APIs allow developers to integrate with sites in a way that allows for allowed or approved data sets to be retrieved and manipulated rather than scraping which can easily break with an update to an application.
The trend with APIs is that you should version them so that way developers that implement them are not susceptible to their applications breaking when the site that provides the APIs adds new features in a new version or update to their APIs.
The following companies I have worked with and have experienced issues when the API version was supposedly finalized and production ready and you would think my application would not break from integrating with them. My main reason for integrating was for providing a single sign on solution. You’re signed in with one of these providers and you are one click away from logging into my application.
About 2 weeks ago GitHub login was broken in my application due to a new requirement from their already supposedly production API v3 to require a
User-Agent header. I have a lot of respect for GitHub and the work they do for the open source community.
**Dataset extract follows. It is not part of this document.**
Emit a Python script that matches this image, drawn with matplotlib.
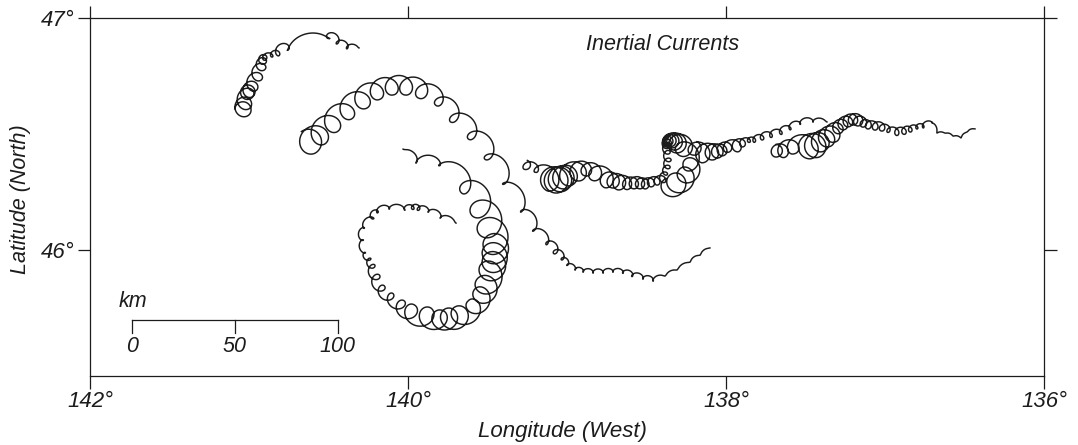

Unfortunately PHP’s implementation of cURL does not pass this along or they do not like the default values.
About a month ago I noticed Twitter login was broke on my applications. I dove in and checked to see what other developers were having the newly found response from the API calls when requesting a token. It turns out that Twitter forced a new requirement that required a
oauth_verifier token to be passed when requesting a token in their API.
About 3 months ago my application stopped working with Facebook login. When I looked into the cause, many people reported the problem and the one solution was that Facebook had changed everyone’s API secret and application keys to a newly required longer standard about a year ago or so and hadn’t notified me.
The changes from these very large API providers broke many applications across the web. Think about these things when you create a publicly accessible API and don’t want to break backwards compatibility with existing applications. Rather than implementing theses new requirements on the existing API version, create a new version of your API and force this requirement from the beginning.
Developers all over the web are really tired of their applications breaking, especially people who hire developers to implement APIs are tired of spending money and then having to spend more to fix the problems afterwards.
What can be better is a more open line of communication between API changes and the developers who work on the implementations. A blog post, while good, is not enough. Our critical applications need a better solution before they break. API providers should require an email address and notify it when potentially large changes are happening, but I don’t think that should happen without a new version change.